Because a home inspector is essentially a safety inspector, he or she does not even need to look at anything beyond the Zinsco label in order to write up the panel as in need of replacement. Let’s take a look at several reasons these Zinsco service panels can be dangerous:

 

  • First of all, the most notorious Zinsco panels were installed during the 1960s and 1970s, making the youngest models at least 40 years old. In that time, there have been numerous updates to the National Electric Code (NEC). Panels of that age often have too few circuits for a modern home and they may also not be supplied with enough amperage for a modern home (just think of all the electronics and appliances we use today that were not in frequent use during the 70s). This is a common occurrence in older homes that can be experienced by any brand of electrical panel.

  • The bus bars (the connection point for the breakers) used in these panels can create unsafe conditions that can lead to electrical arcing (when electricity “jumps” through the air between two conductive surfaces). This is how an electrical fire begins. Specifically, the parallel orientation of the bus bars and dual connection points means a breaker can slide out of place, leaving a gap that can lead to arcing. Additionally, the aluminum alloy used is inferior to the alloy used by manufacturers today and may corrode or become pitted, which can also cause arcing.

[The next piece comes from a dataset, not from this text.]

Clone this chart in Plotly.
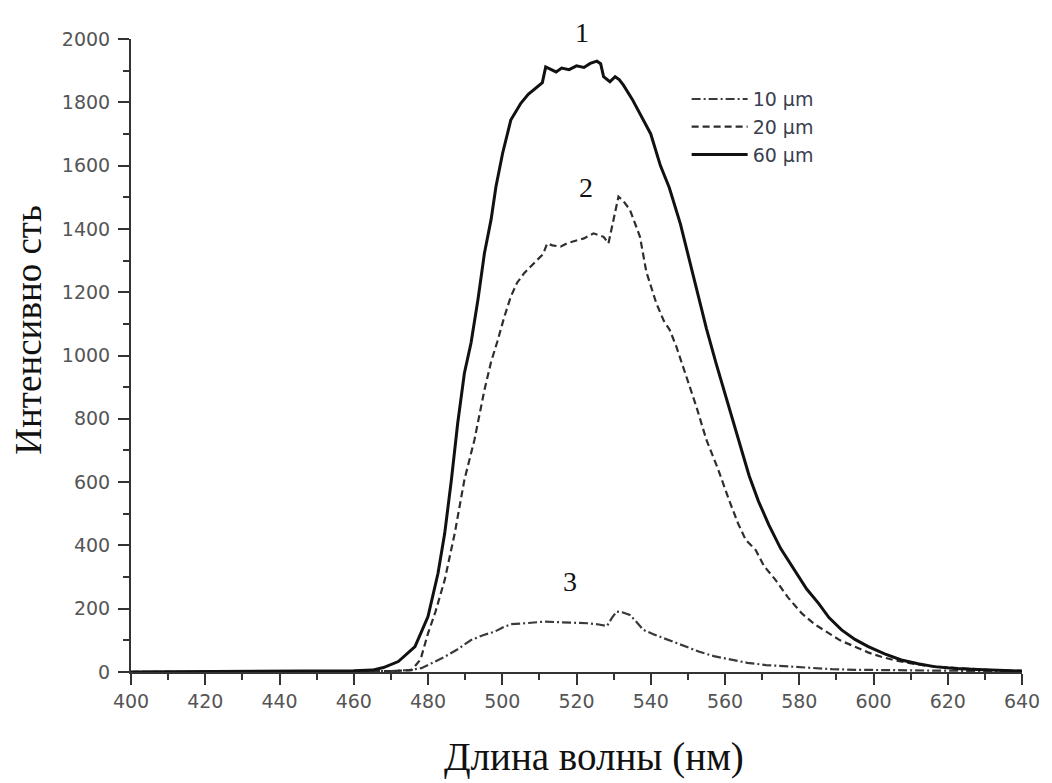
import plotly.graph_objects as go

# Emission spectra for three layer thicknesses
wl_10 = [400, 440, 460, 470, 475, 478.2, 481, 484.5, 488, 491.6, 495, 497.9, 500, 502.3, 505, 508,
         511.2, 514, 517, 520.1, 523, 526, 528.2, 529.5, 530.8, 532.5, 534.4, 536, 538, 541, 544.2,
         548, 553.1, 557, 562, 566, 571, 575, 579.8, 584, 588.8, 595, 605, 620, 640]
int_10 = [0, 1, 2, 3, 6, 12, 28, 48, 72, 101, 117, 127, 140, 151, 153, 157,
          159, 158, 157, 156, 154, 150, 145, 170, 191, 188, 180, 160, 133, 118, 104,
          86, 64, 50, 38, 29, 22, 19, 17, 12, 9, 7, 5, 4, 3]

wl_20 = [400, 440, 460, 470, 475.6, 478, 480, 482, 484.5, 487.2, 489.8, 492.5, 495.2, 497, 498.7,
         500.5, 502.3, 504, 505.9, 507.5, 509.4, 511, 512.1, 513.5, 515.7, 517.5, 520.1, 522, 524.6,
         526, 527.3, 528.6, 530, 531.3, 532.5, 534.4, 536, 537.1, 538.8, 541.5, 543.5, 545.1, 546.9,
         548.7, 550.5, 552.3, 555, 558, 561.1, 563.5, 565.6, 568.3, 570.5, 573.6, 577, 580.7, 584,
         587.9, 591, 595, 598.5, 602.1, 606, 610.2, 614, 619, 625, 632, 640]
int_20 = [0, 1, 2, 3, 6, 40, 122, 190, 291, 438, 607, 733, 891, 980, 1045,
          1120, 1186, 1230, 1260, 1280, 1302, 1320, 1354, 1348, 1344, 1355, 1365, 1370, 1386,
          1380, 1375, 1354, 1428, 1502, 1490, 1460, 1410, 1375, 1265, 1165, 1110, 1081, 1028,
          965, 900, 838, 733, 645, 543, 470, 417, 385, 335, 291, 235, 185, 152,
          122, 100, 80, 62, 48, 36, 27, 20, 15, 10, 6, 3]

wl_60 = [400, 420, 440, 450, 460, 465, 468, 472, 476.5, 480, 482.7, 484.5, 486.3, 488, 489.8, 491.6,
         493.5, 495.2, 497, 498.3, 500.1, 502.3, 505, 507, 509.4, 510.8, 511.7, 513, 514.5, 516, 518,
         520, 522, 523.7, 525.5, 526.5, 527.3, 529, 530.4, 531.5, 532.6, 535, 538, 540, 542.6, 545,
         548, 550, 552.3, 555, 557.6, 560, 562, 564, 566.5, 569, 571.8, 575, 579, 582, 585.2, 588,
         591.4, 595, 598.6, 603, 607.5, 612, 616.4, 622, 628, 634, 640]
int_60 = [0, 1, 2, 3, 4, 6, 14, 33, 80, 175, 312, 438, 607, 786, 944, 1040,
          1180, 1323, 1430, 1533, 1639, 1744, 1797, 1825, 1849, 1862, 1912, 1905, 1896, 1908, 1903,
          1915, 1910, 1923, 1930, 1922, 1881, 1865, 1881, 1872, 1855, 1810, 1744, 1700, 1600, 1530,
          1415, 1320, 1207, 1085, 975, 880, 800, 715, 620, 540, 465, 390, 315, 262, 217, 172,
          133, 103, 80, 57, 38, 26, 17, 11, 8, 5, 3]

x_ticks = list(range(400, 641, 20))
y_ticks = list(range(0, 2001, 200))

serif = "Liberation Serif, Times New Roman, serif"
sans = "DejaVu Sans, Arial, sans-serif"

fig = go.Figure()
fig.add_trace(go.Scatter(x=wl_10, y=int_10, mode="lines", name="10 µm",
                         line=dict(color="#3a3a3a", width=2.2, dash="9px,3px,2px,3px")))
fig.add_trace(go.Scatter(x=wl_20, y=int_20, mode="lines", name="20 µm",
                         line=dict(color="#2e2e2e", width=2.2, dash="7px,4px")))
fig.add_trace(go.Scatter(x=wl_60, y=int_60, mode="lines", name="60 µm",
                         line=dict(color="#111111", width=3)))

# Curve numbers
fig.add_annotation(x=521.5, yref="paper", y=1.011, yanchor="middle", xanchor="center",
                   text="1", showarrow=False, font=dict(family=serif, size=28, color="#111"))
for label, xv, yv in [("2", 522.6, 1531), ("3", 518.3, 285)]:
    fig.add_annotation(x=xv, y=yv, text=label, showarrow=False,
                       font=dict(family=serif, size=28, color="#111"))

# Axis titles
fig.add_annotation(xref="paper", yref="paper", x=-0.115, y=0.54, xanchor="center",
                   yanchor="middle", text="Интенсивно сть", textangle=-90, showarrow=False,
                   font=dict(family=serif, size=37, color="#111"))
fig.add_annotation(xref="paper", yref="paper", x=0.52, y=-0.134, xanchor="center",
                   yanchor="middle", text="Длина волны (нм)", showarrow=False,
                   font=dict(family=serif, size=39, color="#111"))

axis_common = dict(showgrid=False, zeroline=False, showline=True, linecolor="#333",
                   linewidth=2, ticks="outside", tickcolor="#333", tickwidth=2, ticklen=11,
                   tickfont=dict(family=sans, size=19, color="#555"))

fig.update_xaxes(range=[400, 640], tickvals=x_ticks, ticktext=[str(v) for v in x_ticks],
                 minor=dict(dtick=10, ticks="outside", ticklen=6, tickwidth=2, tickcolor="#333"),
                 **axis_common)
fig.update_yaxes(range=[0, 2000], tickvals=y_ticks, ticktext=[str(v) for v in y_ticks],
                 minor=dict(dtick=100, ticks="outside", ticklen=6, tickwidth=2, tickcolor="#333"),
                 ticklabelstandoff=4, **axis_common)

fig.update_layout(
    width=1052, height=783,
    margin=dict(l=131, r=24, t=39, b=111),
    paper_bgcolor="white", plot_bgcolor="white",
    showlegend=True,
    legend=dict(x=0.6236, y=0.935, xanchor="left", yanchor="top", bgcolor="rgba(0,0,0,0)",
                font=dict(family=sans, size=19, color="#3a3f50"), itemwidth=56,
                tracegroupgap=0),
)

fig.write_html("out.html")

  • In connection with the above issues, the breakers themselves may suffer internal damage due to heat buildup. This damage can be difficult or impossible to see from the outside, especially when the breakers are installed. That is why even experienced electricians cannot always identify defective breakers. Affected breakers may not trip during an over-current event. Research suggests that as many as 25% of Zinsco breakers may be unable to trip. Further, damage may allow the breaker to display the OFF and still be passing current through to the circuit. This is a serious danger to homeowners and electricians.

 

Now that you understand the reasons that Zinsco panels are considered unsafe, would you still want one in operation at your house, even if everything “seems fine” when inspected? These panels are so notorious that some insurance companies will not cover a home that functions on a Zinsco electrical panel. Others will provide coverage, with an increased premium.

 

I like to think of it like this: Imagine a certain tire brand had to recall one model of tires because 25% of them failed, and your car has those tires. You’ve got 4 tires on your car, so statistically speaking, one of them is likely to fail. Would you continue driving on them, because they “seem fine so far”? Would you wait until you have an issue, and then replace them? No, you would pay a couple hundred bucks for new tires. That would get you peace of mind for today, and you would have new tires that will last you probably a few years. And they cost less than getting a new car.

 

The same is true of your service equipment. Yes, it may seem like a lot of money now, and electrical panels aren’t as fun as new kitchen cabinets or a big screen TV, but it will improve your safety and will last for decades.

 

One final word of caution: If your electrician says he can “fix” the panel, or “clean” the bus bars, or find “reconditioned” breakers or that everything in your Zinsco panel “seems fine,”... Get a new electrician!